Why should I care if Ferrari goes under? This isn’t made into a matter of national pride, the film barely mentions the workers who’ll be out of a job if the race fails, and the race is between two like-minded wealthy assholes who make luxury cars. It’s like the exact opposite of what made Ford v Ferrari work.
Compounding the issue, Ferrari himself is so inscrutable that it’s borderline impossible to get into his head. It certainly doesn’t help that all the Italian accents are so impenetrably thick. Put it all together and Driver isn’t really playing a character so much as he’s playing an accent.
Everyone in this movie with any kind of impact on the plot is an asshole. I’d make a minor exception for Lina, but she keeps fucking around with a married man, so I can’t even exclude her in good conscience. And sure, it’s entirely possible for a movie to work with a cast full of unsympathetic characters, but only if they’re made to suffer or grow in some way. Or maybe if the film is presented as a kind of cautionary tale. None of that happens here.
The big problem I kept running into here is that I had no reason whatsoever to care. The film does such a terrible job of establishing the stakes or making the characters compelling that I was bored to tears through most of the runtime. I had no idea why the characters did most of what they did, and I had no reason whatsoever to give a fuck one way or the other.
But what of the action? The car chases and wrecks and such? Well, we only get something like two or three in the entire runtime. The car races are shot well enough, except it’s not always easy to tell which car is on which team because they’re all the exact same shade of red. What might be even worse is how a few of the kills are telegraphed in advance. My personal favorite example is the race car driver who gets turned down for a job because Ferrari already has a driver. You could set your watch to what happens next.
Then there’s the big climactic crash I was alluding to earlier. Yes, it’s gut-wrenching to watch so many people get killed in such spectacular fashion. But my sympathy for the moment is severely undercut by the fact that this whole tragedy was a hundred percent foreseeable and preventable. Damn straight the Ferrari company was cleared of all culpability, where in the nine hells were the event organizers who let race cars travel down public roads where literally anything could happen to the cars from out of nowhere and civilians could watch the race behind no protective barricades whatsoever?!
With Ferrari, I’m at a loss for what the point was. Who was the audience meant to sympathize with? What was the intended takeaway here? The failure to establish compelling stakes or character development is a profound disappointment unworthy of a cinematic master like Michael Mann.
Then again, on closer inspection, the poster clearly says “Written by Troy Kennedy Martin” right there next to Mann’s credit. And it looks like Brock Yates got a screenplay credit as well. I wonder what else they’ve done. *checks IMDb*. Hey, Neon? I’d be trying my best to keep that a secret if I was you.
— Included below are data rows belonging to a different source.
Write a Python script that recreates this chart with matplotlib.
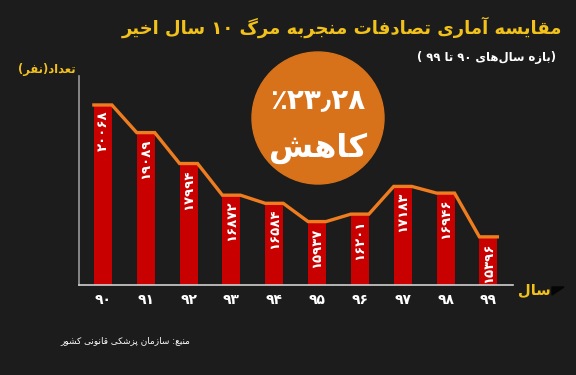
import matplotlib
matplotlib.use("Agg")
import matplotlib.pyplot as plt
from matplotlib.patches import Ellipse, Polygon

# --- data -------------------------------------------------------------
years = ["۹۰", "۹۱", "۹۲", "۹۳", "۹۴", "۹۵", "۹۶", "۹۷", "۹۸", "۹۹"]
deaths = [20068, 19089, 17994, 16872, 16584, 15937, 16201, 17183, 16946, 15396]

title = "مقایسه آماری تصادفات منجربه مرگ ۱۰ سال اخیر"
subtitle = "(بازه سال\u200cهای ۹۰ تا ۹۹ )"
ylabel = "تعداد(نفر)"
xlabel = "سال"
badge_pct = "۲۳٫۲۸٪"
badge_word = "کاهش"
source = "منبع: سازمان پزشکی قانونی کشور"

# --- tiny arabic/persian shaper (matplotlib has no shaping) -----------
FORMS = {
    'ا': ('\uFE8D', '\uFE8E', None, None),
    'آ': ('\uFE81', '\uFE82', None, None),
    'ب': ('\uFE8F', '\uFE90', '\uFE91', '\uFE92'),
    'پ': ('\uFB56', '\uFB57', '\uFB58', '\uFB59'),
    'ت': ('\uFE95', '\uFE96', '\uFE97', '\uFE98'),
    'ج': ('\uFE9D', '\uFE9E', '\uFE9F', '\uFEA0'),
    'خ': ('\uFEA5', '\uFEA6', '\uFEA7', '\uFEA8'),
    'د': ('\uFEA9', '\uFEAA', None, None),
    'ر': ('\uFEAD', '\uFEAE', None, None),
    'ز': ('\uFEAF', '\uFEB0', None, None),
    'س': ('\uFEB1', '\uFEB2', '\uFEB3', '\uFEB4'),
    'ش': ('\uFEB5', '\uFEB6', '\uFEB7', '\uFEB8'),
    'ص': ('\uFEB9', '\uFEBA', '\uFEBB', '\uFEBC'),
    'ع': ('\uFEC9', '\uFECA', '\uFECB', '\uFECC'),
    'ف': ('\uFED1', '\uFED2', '\uFED3', '\uFED4'),
    'ق': ('\uFED5', '\uFED6', '\uFED7', '\uFED8'),
    'ک': ('\uFB8E', '\uFB8F', '\uFB90', '\uFB91'),
    'گ': ('\uFB92', '\uFB93', '\uFB94', '\uFB95'),
    'ل': ('\uFEDD', '\uFEDE', '\uFEDF', '\uFEE0'),
    'م': ('\uFEE1', '\uFEE2', '\uFEE3', '\uFEE4'),
    'ن': ('\uFEE5', '\uFEE6', '\uFEE7', '\uFEE8'),
    'ه': ('\uFEE9', '\uFEEA', '\uFEEB', '\uFEEC'),
    'و': ('\uFEED', '\uFEEE', None, None),
    'ی': ('\uFBFC', '\uFBFD', '\uFBFE', '\uFBFF'),
}
DIGITS = set("۰۱۲۳۴۵۶۷۸۹0123456789٫")
MIRROR = {"(": ")", ")": "("}


def shape(text):
    out = []
    for i, c in enumerate(text):
        if c not in FORMS:
            out.append(c)
            continue
        iso, fin, ini, med = FORMS[c]
        prev = text[i - 1] if i > 0 else ""
        nxt = text[i + 1] if i + 1 < len(text) else ""
        jp = prev in FORMS and FORMS[prev][2] is not None
        jn = nxt in FORMS and ini is not None
        if jp and jn:
            out.append(med)
        elif jp:
            out.append(fin)
        elif jn:
            out.append(ini)
        else:
            out.append(iso)
    s = "".join(out).replace("\u200c", "")
    # visual order: reverse, keep digit runs left-to-right
    runs, cur, isdig = [], "", None
    for c in s:
        d = c in DIGITS
        if cur and d != isdig:
            runs.append((cur, isdig))
            cur = ""
        cur += c
        isdig = d
    if cur:
        runs.append((cur, isdig))
    vis = ""
    for r, d in reversed(runs):
        vis += r if d else "".join(MIRROR.get(c, c) for c in reversed(r))
    return vis


# --- figure -----------------------------------------------------------
bg = "#1c1c1c"
yellow = "#f2c21b"
red = "#c80000"
orange = "#ef7d1f"
plt.rcParams["font.family"] = ["DejaVu Sans"]

fig = plt.figure(figsize=(5.76, 3.75), dpi=100, facecolor=bg)
ax = fig.add_axes([0.137, 0.24, 0.754, 0.557])
ax.set_facecolor(bg)

x = list(range(len(deaths)))
w = 0.42
ax.bar(x, deaths, width=w, color=red, zorder=2)

# stepped outline over the bar tops
lx, ly = [], []
for i, v in zip(x, deaths):
    lx += [i - w / 2, i + w / 2]
    ly += [v + 40, v + 40]
ax.plot(lx, ly, color=orange, linewidth=2.4, solid_joinstyle="miter", zorder=3)

for i, v in zip(x, deaths):
    lab = str(v).translate(str.maketrans("0123456789", "۰۱۲۳۴۵۶۷۸۹"))
    ax.text(i, v - 160, lab, rotation=90, ha="center", va="top",
            color="white", fontsize=9.5, fontweight="bold", zorder=4)

ax.set_xlim(-0.56, 9.58)
ax.set_ylim(13730, 21130)
ax.set_xticks(x)
ax.set_xticklabels(years, color="white", fontsize=10, fontweight="bold")
ax.set_yticks([])
ax.tick_params(axis="x", length=0, pad=6)
for s in ["top", "right"]:
    ax.spines[s].set_visible(False)
ax.spines["left"].set_color("#9a9a9a")
ax.spines["bottom"].set_color("#d0d0d0")
ax.spines["left"].set_linewidth(1.2)
ax.spines["bottom"].set_linewidth(1.2)

# texts
fig.text(562 / 576, 1 - 27 / 375, shape(title), ha="right", va="center",
         color=yellow, fontsize=13, fontweight="bold")
fig.text(556 / 576, 1 - 58 / 375, shape(subtitle), ha="right", va="center",
         color="white", fontsize=8.4, fontweight="bold")
fig.text(76 / 576, 1 - 70 / 375, shape(ylabel), ha="right", va="center",
         color=yellow, fontsize=8.3, fontweight="bold")
fig.text(518 / 576, 1 - 290 / 375, shape(xlabel), ha="left", va="center",
         color=yellow, fontsize=10.5, fontweight="bold")
fig.add_artist(Polygon([(552 / 576, 1 - 287 / 375), (564 / 576, 1 - 287 / 375),
                        (552 / 576, 1 - 295 / 375)], closed=True,
                       transform=fig.transFigure, color="#050505"))
fig.text(190 / 576, 1 - 341 / 375, shape(source), ha="right", va="center",
         color="white", fontsize=6.4)

# badge
cx, cy, r = 318, 118, 66
fig.add_artist(Ellipse((cx / 576, 1 - cy / 375), 2 * r / 576, 2 * r / 375,
                       transform=fig.transFigure, color="#d8721a", zorder=5))
fig.text(cx / 576, 1 - 100 / 375, shape(badge_pct), ha="center", va="center",
         color="white", fontsize=20, fontweight="bold", zorder=6)
fig.text(cx / 576, 1 - 148 / 375, shape(badge_word), ha="center", va="center",
         color="white", fontsize=23, fontweight="bold", zorder=6)

fig.savefig("out.png", dpi=100, facecolor=bg)
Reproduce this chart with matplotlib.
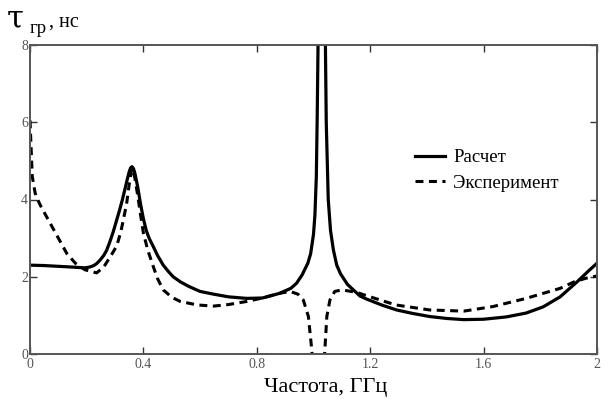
import numpy as np
import matplotlib
matplotlib.use("Agg")
import matplotlib.pyplot as plt

plt.rcParams['font.family'] = ['Liberation Serif', 'DejaVu Serif']

# Расчет (solid)
calc_f = [0, 0.05, 0.1, 0.15, 0.194, 0.21, 0.225, 0.235, 0.247, 0.26, 0.27, 0.28,
          0.293, 0.305, 0.315, 0.325, 0.335, 0.343, 0.35, 0.355, 0.36, 0.365,
          0.37, 0.38, 0.39, 0.40, 0.41, 0.42, 0.435, 0.45, 0.47, 0.49, 0.505,
          0.53, 0.56, 0.6, 0.647, 0.7, 0.764, 0.82, 0.88, 0.92, 0.94, 0.96,
          0.98, 0.99, 1.0, 1.005, 1.01, 1.013, 1.016, 1.022, 1.03, 1.038, 1.042,
          1.045, 1.052, 1.06, 1.07, 1.082, 1.095, 1.12, 1.164, 1.188, 1.24,
          1.293, 1.35, 1.41, 1.47, 1.53, 1.6, 1.68, 1.75, 1.81, 1.87, 1.93,
          1.97, 2.0]
calc_t = [2.3, 2.29, 2.27, 2.25, 2.23, 2.25, 2.29, 2.34, 2.43, 2.55, 2.68, 2.87,
          3.15, 3.45, 3.7, 3.97, 4.27, 4.52, 4.72, 4.82, 4.85, 4.8,
          4.68, 4.32, 3.88, 3.5, 3.2, 3.0, 2.78, 2.55, 2.3, 2.12, 2.0,
          1.87, 1.75, 1.62, 1.55, 1.48, 1.44, 1.45, 1.57, 1.7, 1.83, 2.05,
          2.35, 2.6, 3.1, 3.6, 4.6, 6.1, 8.0, 12, 20, 12, 8.0,
          6.0, 4.0, 3.2, 2.7, 2.3, 2.08, 1.8, 1.5, 1.42, 1.27,
          1.14, 1.05, 0.97, 0.92, 0.89, 0.9, 0.96, 1.06, 1.22, 1.48, 1.87,
          2.15, 2.35]

# Эксперимент (dashed)
exp_f = [0, 0.003, 0.008, 0.018, 0.03, 0.04, 0.07, 0.1, 0.13, 0.16, 0.194, 0.235,
         0.26, 0.29, 0.306, 0.32, 0.33, 0.341, 0.35, 0.357, 0.362, 0.37, 0.38,
         0.39, 0.4, 0.415, 0.435, 0.45, 0.47, 0.5, 0.53, 0.59, 0.647, 0.7,
         0.764, 0.82, 0.88, 0.917, 0.945, 0.964, 0.982, 0.994, 1.0, 1.017,
         1.035, 1.04, 1.047, 1.058, 1.075, 1.1, 1.15, 1.2, 1.29, 1.41, 1.53,
         1.634, 1.75, 1.87, 1.92, 1.96, 2.0]
exp_t = [6.05, 5.5, 4.6, 4.17, 3.95, 3.8, 3.4, 3.0, 2.6, 2.35, 2.18, 2.1,
         2.25, 2.6, 2.8, 3.15, 3.5, 3.9, 4.4, 4.72, 4.8, 4.55, 4.1,
         3.6, 3.13, 2.7, 2.26, 1.95, 1.66, 1.47, 1.36, 1.27, 1.24, 1.28,
         1.36, 1.45, 1.57, 1.62, 1.55, 1.4, 0.97, 0.1, -0.5, np.nan,
         -0.5, 0.1, 0.97, 1.4, 1.62, 1.66, 1.6, 1.48, 1.27, 1.14, 1.11,
         1.23, 1.44, 1.7, 1.87, 1.96, 2.02]

x_ticks = [0, 0.4, 0.8, 1.2, 1.6, 2]
x_labels = ['0', '0.4', '0.8', '1.2', '1.6', '2']
y_ticks = [0, 2, 4, 6, 8]

fig = plt.figure(figsize=(6.05, 3.99), dpi=100)
ax = fig.add_axes([30 / 605, 45 / 399, 567 / 605, 309 / 399])

ax.plot(calc_f, calc_t, color='black', lw=2.3, label='Расчет')
ax.plot(exp_f, exp_t, color='black', lw=2.2, ls=(0, (2.6, 1.8)), label='Эксперимент')

ax.set_xlim(0, 2)
ax.set_ylim(0, 8)
ax.set_xticks(x_ticks)
ax.set_xticklabels(x_labels)
ax.set_yticks(y_ticks)
ax.tick_params(direction='in', length=5, width=1, top=True, right=True,
               labelsize=10, labelcolor='#555555', color='#333333')
ax.tick_params(axis='x', pad=3)
ax.tick_params(axis='y', pad=1.5)
for s in ax.spines.values():
    s.set_color('#555555')
    s.set_linewidth(1.4)

# x axis title, sits a little right of centre in the original
fig.text(326 / 605, 1 - 392 / 399, 'Частота, ГГц', fontsize=16, ha='center')

fig.text(7 / 605, 1 - 27 / 399, 'τ', fontsize=22, family='DejaVu Serif')
fig.text(30 / 605, 1 - 33 / 399, 'гр', fontsize=13.5)
fig.text(49 / 605, 1 - 27 / 399, ', нс', fontsize=14.5)

ax.legend(loc='upper left', bbox_to_anchor=(415 / 605, 1 - 149 / 399),
          bbox_transform=fig.transFigure, frameon=False, borderpad=0,
          borderaxespad=0, fontsize=13.5, handlelength=1.6, handletextpad=0.45,
          labelspacing=0.45)

fig.savefig('out.png', dpi=100)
Except for the screenwriters, everyone involved with this deserved better. Hell, Enzo Ferrari himself and everyone portrayed in this movie deserved better. This one’s a dud.
Mann really should’ve just worked with newer writers to polish this script, rather than insist that this 90s era screenplay from two deceased writers (when he probably should’ve directed it) was untouchable. Also just some of the most godawful CG I’ve seen in a longtime.